If you take your tar-archive this way you will notice upon creation that something was rotten in the state of Denmark.

Now, if you only have the archive and restore files: you can't know (at least not for sure) if the content is corrupt or not. The content of a tar -archive are archived files. tar can find out if the archive itself is damaged (by taking and testing checksums), but if a wrongly read file is archived correctly it will be "correct" from tar s POV.

I hope this helps.

bakunin

Do you really believe that the Oracle database content is corrupt? Wouldn't you detect that in the Oracle error log for day-to-day operation?

I'm not an Oracle DBA but I used to have one work for me when I was a system manager. I remember that in the situation of potentially corrupt data inside the dB he would use an Oracle utility to 'export' all the database out to a flat file (this could take a long time if the dB was huge), empty the dB of data, and then import all the data back in. He would watch for errors during the export and the export utility would take care of most things.

@hicksd8
The Database or Datafile is not corrupt (see here -- posted on Oracle Forums)

SQL> select * from v$database_block_corruption ;
 
 
no rows selected
 
 
SQL>

This is what I am thinking, export all data from applsysd02.dbf to temporary.dbf
delete applsysd02.dbf
create applsysd02.dbf in another filesystem
import data into applsysd02.dbf from temporary.dbf

But I am not sure, if this will work for Oracle Database as applsysd02.dbf contains Apps Top Tier information, so what I wanted is confirmation from DBA -- hence posted on Oracle forums.

May be someone here knows if this works :slight_smile:

Sorry to say that, but this might not be the case.

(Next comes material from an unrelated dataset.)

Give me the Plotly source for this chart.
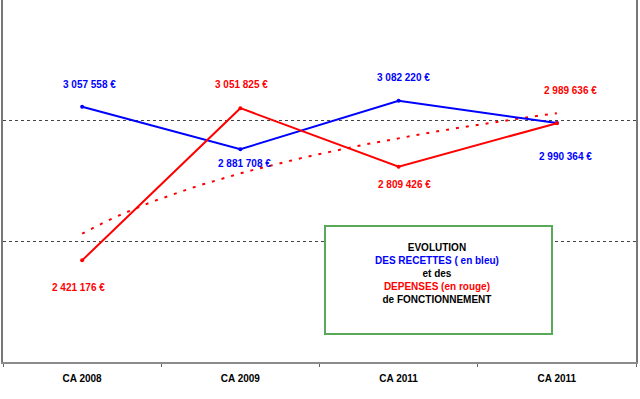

Maybe the database just isn't aware of the corrupted blocks.

No, no: an "export" is the dumping of the DBs (not only a single DB files) contents to a (human-readable) file, basically an ASCII-file. This will dump *all* the contents: table content, constraints, views, dependencies, and what else there is in the DB and cannot be created (like indices). From such a file you rebuild the complete DB by importing it into an empty container.

Does that answer your question?

I hope this helps.

bakunin

2 Likes

Thanks Bakunin, I guess there is nothing that could be done at this point.